Product managers at Anthropic use internal agents for a deeper understanding of their product. This includes tracking PRs and diagnosing field issues, significantly reducing their dependency on engineers for information and empowering them to work more autonomously.
The 'harness' provides the scaffolding for tools and memory. Anthropic's product lead argues that separating model development from harness development is impossible if you want maximum performance, as models are always tested and ultimately perform in conjunction with a harness.
A powerful workflow is to spin up temporary agents for specific, short-term needs. An Anthropic PM created a disposable agent to parse and prioritize a large feature waitlist, automating weeks of work without building a polished, long-term product.
Prioritize qualitative 'vibe testing' over quantitative evals in early agent development. The most crucial first step is getting the agent in front of users to see if it 'feels' right and is useful before investing in formal, scalable quality checks.

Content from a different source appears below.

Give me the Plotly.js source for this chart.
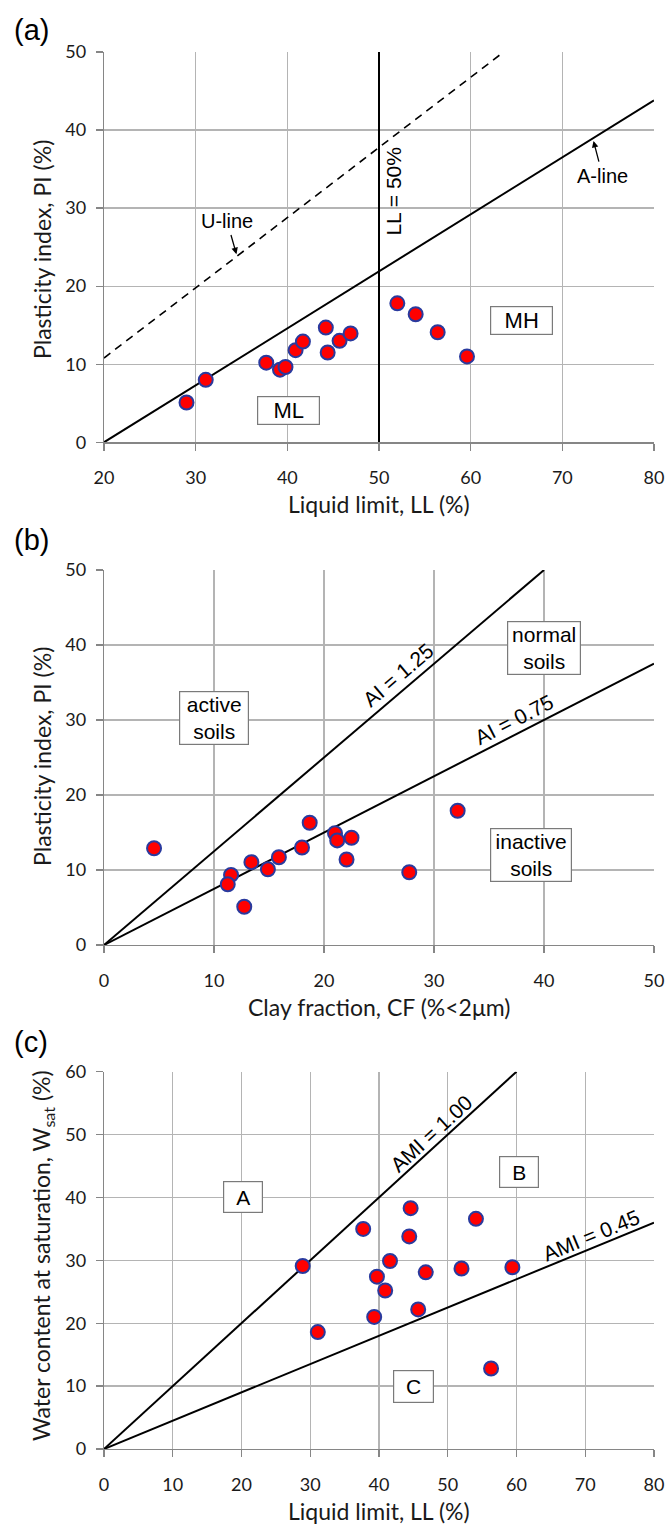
<!DOCTYPE html>
<html>
<head>
<meta charset="utf-8">
<script src="https://cdn.plot.ly/plotly-3.0.1.min.js"></script>
<style>html,body{margin:0;padding:0;background:#fff;}</style>
</head>
<body>
<div id="chart" style="width:666px;height:1525px;"></div>
<script>
// ---------- Data ----------
// Panel (a): Casagrande plasticity chart
const llA = [29.0, 31.1, 37.7, 39.2, 39.8, 40.9, 41.7, 44.2, 44.4, 45.7, 46.9, 52.0, 54.0, 56.4, 59.6];
const piA = [5.1, 8.0, 10.2, 9.3, 9.65, 11.8, 12.9, 14.7, 11.5, 13.0, 13.95, 17.8, 16.4, 14.1, 11.0];
const aLineLL = [20, 80];
const aLinePI = [0, 43.8];
const uLineLL = [20, 63.6];
const uLinePI = [10.8, 50];
const ll50X = [50, 50];
const ll50Y = [0, 50];

// Panel (b): activity chart
const cfB = [4.55, 11.55, 11.25, 12.75, 13.4, 14.9, 15.9, 18.0, 18.7, 21.0, 21.2, 22.5, 22.05, 27.75, 32.15];
const piB = [12.9, 9.35, 8.1, 5.1, 11.05, 10.1, 11.7, 13.0, 16.3, 14.9, 13.95, 14.3, 11.4, 9.7, 17.9];
const ai125CF = [0, 40];
const ai125PI = [0, 50];
const ai075CF = [0, 50];
const ai075PI = [0, 37.5];

// Panel (c): water content at saturation
const llC = [28.9, 31.1, 37.7, 39.3, 39.7, 40.9, 41.6, 44.4, 44.6, 45.7, 46.8, 52.0, 54.1, 56.3, 59.4];
const wC = [29.1, 18.6, 35.0, 21.0, 27.4, 25.2, 29.9, 33.8, 38.3, 22.2, 28.1, 28.7, 36.6, 12.8, 28.9];
const ami100LL = [0, 60];
const ami100W = [0, 60];
const ami045LL = [0, 80];
const ami045W = [0, 36];

// Tick values
const ticksA_x = [20, 30, 40, 50, 60, 70, 80];
const ticksA_y = [0, 10, 20, 30, 40, 50];
const ticksB_x = [0, 10, 20, 30, 40, 50];
const ticksB_y = [0, 10, 20, 30, 40, 50];
const ticksC_x = [0, 10, 20, 30, 40, 50, 60, 70, 80];
const ticksC_y = [0, 10, 20, 30, 40, 50, 60];

// ---------- Layout helpers ----------
const W = 666, H = 1525, ML = 104, MR = 12, MT = 52, MB = 76;
const PW = W - ML - MR, PH = H - MT - MB;
const px = x => (x - ML) / PW;
const py = y => (H - MB - y) / PH;

const tickFont = {family: 'Lato, sans-serif', size: 18, color: '#1a1a1a'};
const titleFont = {family: 'Lato, sans-serif', size: 23, color: '#1a1a1a'};
const lblFont = {family: 'Liberation Sans, Arial, sans-serif', size: 21, color: '#000'};
const smallLbl = {family: 'Liberation Sans, Arial, sans-serif', size: 20, color: '#000'};

function axis(extra) {
  return Object.assign({
    showgrid: true, gridcolor: '#b4b4b4', gridwidth: 1.3,
    showline: true, linecolor: '#868686', linewidth: 1.3,
    ticks: 'outside', ticklen: 7, tickcolor: '#868686', tickwidth: 1.3,
    tickfont: tickFont, zeroline: false, tickmode: 'array'
  }, extra);
}

const markerStyle = {size: 14, color: '#ff0000', line: {color: '#2a3a9e', width: 2}};
const blackLine = {color: '#000', width: 2};

const traces = [
  {x: aLineLL, y: aLinePI, mode: 'lines', line: blackLine, xaxis: 'x', yaxis: 'y', hoverinfo: 'skip'},
  {x: uLineLL, y: uLinePI, mode: 'lines', line: {color: '#000', width: 1.6, dash: '8px,6px'}, xaxis: 'x', yaxis: 'y', hoverinfo: 'skip'},
  {x: ll50X, y: ll50Y, mode: 'lines', line: blackLine, xaxis: 'x', yaxis: 'y', hoverinfo: 'skip'},
  {x: llA, y: piA, mode: 'markers', marker: markerStyle, xaxis: 'x', yaxis: 'y'},

  {x: ai125CF, y: ai125PI, mode: 'lines', line: blackLine, xaxis: 'x2', yaxis: 'y2', hoverinfo: 'skip'},
  {x: ai075CF, y: ai075PI, mode: 'lines', line: blackLine, xaxis: 'x2', yaxis: 'y2', hoverinfo: 'skip'},
  {x: cfB, y: piB, mode: 'markers', marker: markerStyle, xaxis: 'x2', yaxis: 'y2'},

  {x: ami100LL, y: ami100W, mode: 'lines', line: blackLine, xaxis: 'x3', yaxis: 'y3', hoverinfo: 'skip'},
  {x: ami045LL, y: ami045W, mode: 'lines', line: blackLine, xaxis: 'x3', yaxis: 'y3', hoverinfo: 'skip'},
  {x: llC, y: wC, mode: 'markers', marker: markerStyle, xaxis: 'x3', yaxis: 'y3'}
];

function txt(text, x, y, ref, opts) {
  return Object.assign({text: text, x: x, y: y, xref: 'x' + ref, yref: 'y' + ref,
    showarrow: false, font: lblFont, xanchor: 'center', yanchor: 'middle'}, opts || {});
}
function box(text, x, y, ref, w, h, opts) {
  return txt(text, x, y, ref, Object.assign({bordercolor: '#7a7a7a', borderwidth: 1.2,
    bgcolor: '#fff', width: w, height: h, borderpad: 0}, opts || {}));
}
// label with a pointer arrow: text centred at (tx, ty), arrow tip at (x, y)
function pointer(text, tx, ty, x, y, ref) {
  return {text: text, x: x, y: y, ax: tx, ay: ty, xref: 'x' + ref, yref: 'y' + ref,
    axref: 'x' + ref, ayref: 'y' + ref, showarrow: true, arrowhead: 2, arrowsize: 1,
    arrowwidth: 1.3, arrowcolor: '#000', standoff: 0, startstandoff: 2, font: smallLbl};
}
function paperText(text, xPix, yPix, font, opts) {
  return Object.assign({text: text, x: px(xPix), y: py(yPix), xref: 'paper', yref: 'paper',
    showarrow: false, font: font, xanchor: 'center', yanchor: 'middle'}, opts || {});
}

const panelFont = {family: 'Liberation Sans, Arial, sans-serif', size: 29, color: '#000'};

const annotations = [
  // panel labels
  paperText('(a)', 31, 30, panelFont),
  paperText('(b)', 31, 540, panelFont),
  paperText('(c)', 31, 1042, panelFont),
  // axis titles
  paperText('Liquid limit, LL (%)', 379, 504, titleFont),
  paperText('Plasticity index, PI (%)', 42, 250, titleFont, {textangle: -90}),
  paperText('Clay fraction, CF (%<2μm)', 379, 1007, titleFont),
  paperText('Plasticity index, PI (%)', 42, 757, titleFont, {textangle: -90}),
  paperText('Liquid limit, LL (%)', 379, 1511, titleFont),
  paperText('Water content at saturation, W<sub>sat</sub> (%)', 42, 1256, titleFont, {textangle: -90}),

  // panel (a)
  pointer('U-line', 33.4, 28.4, 34.45, 24.1, ''),
  pointer('A-line', 74.4, 34.1, 73.4, 38.6, ''),
  txt('LL = 50%', 51.6, 32.2, '', {textangle: -90}),
  box('ML', 40.1, 4.1, '', 61, 27, {font: Object.assign({}, lblFont, {size: 22})}),
  box('MH', 65.5, 15.6, '', 61, 27, {font: Object.assign({}, lblFont, {size: 22})}),

  // panel (b)
  box('active<br>soils', 10.0, 30.2, '2', 68, 52),
  box('normal<br>soils', 40.0, 39.6, '2', 72, 52),
  box('inactive<br>soils', 38.8, 12.0, '2', 80, 52),
  txt('AI = 1.25', 26.8, 36.0, '2', {textangle: -40.4}),
  txt('AI = 0.75', 37.3, 30.0, '2', {textangle: -27.1}),

  // panel (c)
  box('A', 20.2, 40.0, '3', 38, 30),
  box('B', 60.3, 44.1, '3', 38, 30),
  box('C', 45.05, 10.0, '3', 39, 31),
  txt('AMI = 1.00', 47.6, 50.2, '3', {textangle: -42.5}),
  txt('AMI = 0.45', 70.8, 34.0, '3', {textangle: -22.4})
];

const layout = {
  width: W, height: H,
  margin: {l: ML, r: MR, t: MT, b: MB, pad: 0},
  showlegend: false,
  paper_bgcolor: '#fff', plot_bgcolor: '#fff',
  xaxis: axis({range: [20, 80], tickvals: ticksA_x, domain: [0, 1], anchor: 'y', ticklabelstandoff: 12}),
  yaxis: axis({range: [0, 50], tickvals: ticksA_y, domain: [py(442.3), 1], anchor: 'x', ticklabelstandoff: 6}),
  xaxis2: axis({range: [0, 50], tickvals: ticksB_x, domain: [0, 1], anchor: 'y2', ticklabelstandoff: 12}),
  yaxis2: axis({range: [0, 50], tickvals: ticksB_y, domain: [py(945), py(570)], anchor: 'x2', ticklabelstandoff: 6}),
  xaxis3: axis({range: [0, 80], tickvals: ticksC_x, domain: [0, 1], anchor: 'y3', ticklabelstandoff: 12}),
  yaxis3: axis({range: [0, 60], tickvals: ticksC_y, domain: [0, py(1071.7)], anchor: 'x3', ticklabelstandoff: 6}),
  annotations: annotations
};

Plotly.newPlot('chart', traces, layout, {staticPlot: true, displayModeBar: false});
</script>
</body>
</html>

Many companies try automating massive, multi-team processes from day one. A better strategy is to first empower individual employees to build their own agents, fostering a culture of innovation before tackling complex, cross-functional automation.
Unlike simple prompting loops that fail on error, modern agentic systems are built to be resilient. They can identify when they've gone off-course, revise their thinking, and re-steer themselves toward the goal—a crucial capability for long-running autonomous tasks.
Traditional evals fall short for sophisticated agents. A more effective method is a built-in evaluation loop where one agent is tasked with grading the output of another. This allows for continuous, automated quality assessment, especially when done in separate context windows to avoid bias.
Instead of demanding specific JSON schemas, advanced agent prompting involves describing the final, desired outcome (e.g., 'a beautiful and interactive report'). The agent, equipped with self-correction capabilities, then figures out the necessary steps to create that rich end-product.